Sunday, April 29, 2018

CD Review: Patricia Nicholson and William Parker, 'Hope Cries for Justice'


Hope Cries for Justice, Patricia Nicholson and William Parker 

(Centering Records, 2018)

CD review by John Pietaro
Published in “The NYC Jazz Record”, May 2018

Patricia Nicholson- text, voice; William Parker- donso n’goni, bass

In times of political strife, musicians, poets, all cultural workers, have stood on the front lines of fight-back. Patricia Nicholson and William Parker, through the reach of their Vision Festival and community-building of Arts for Art, stand as leading radicals within jazz’s cutting edge.
With Hope Cries for Justice, the pair engage in an intimate portrait of “our present moment and the power of the spirit”. Parker, the noted bassist, is primarily heard on the West African dosno ngoni, a traditional harp. He uses the instrument’s modal stasis effectively, evoking the heat and breadth of sub-Saharan topography, peppering it with off-mic vocalization.
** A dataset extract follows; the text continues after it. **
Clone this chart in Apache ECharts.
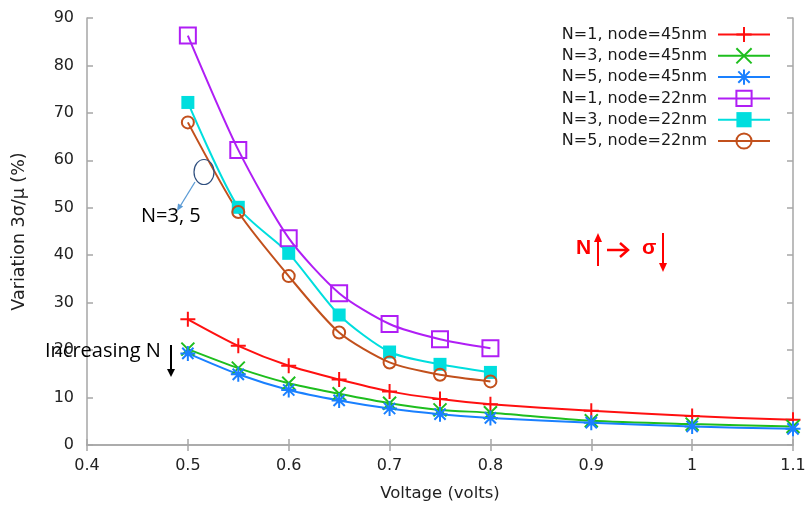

Nicholson’s performances in contrast carry a strong theatrical component including an affected southern-like vernacular for some selections. And opening cut “Taken” finds the narrator bathed in numbing despair after witnessing a woman’s brutal abduction by authorities. There is something stunningly Kafkaesque about the piece, its dark imagery, its inward isolation, but the remainder of the album never quite matches this subtle urgency.
The album’s theme is the need for hope; in its absence, the pair remind us, “there can never be justice”, yet it also illustrates distance and aloneness (“My mother was standing there and we watched as her heart was breaking”). It’s unclear as to how many of these pieces are specific to contemporary Trumpian realities, but “The Wall Between” and “Wailing at the Lost Souls Department” offer strong responses to reactionary bravura. Mysteriously, within such vital messaging is “Granola”. Its stirring Orwellian refrain of “Words have gone missing” is affixed to a lengthy adoration of this breakfast condiment. Pondering symbolism, the confluence of the two remains unclear and unfortunately sounds trite.
As Nicholson and Parker’s festival hails improvisation, much of the work here makes fine use of the medium, yet some segments fall short. Nicholson often embellishes text with repetition, broken rhythms, diphthongs, plainsong and melisma, pertinent tools all. But such skills require nurturing, indeed a delicate rearing. When works appear strained by uncertainty in vocal expression--particularly when elongated by declarations of “You know. You know. You know-you know-you know-you know. You know”--the quality of dissent is endangered by its very liberation. James Baldwin, among the most revolutionary of writers, stated that a sentence should emerge ‘clean as a bone’ when edited. It’s easy to imagine the constituent strength that may grow of this project with multiple performances. As the battle rages.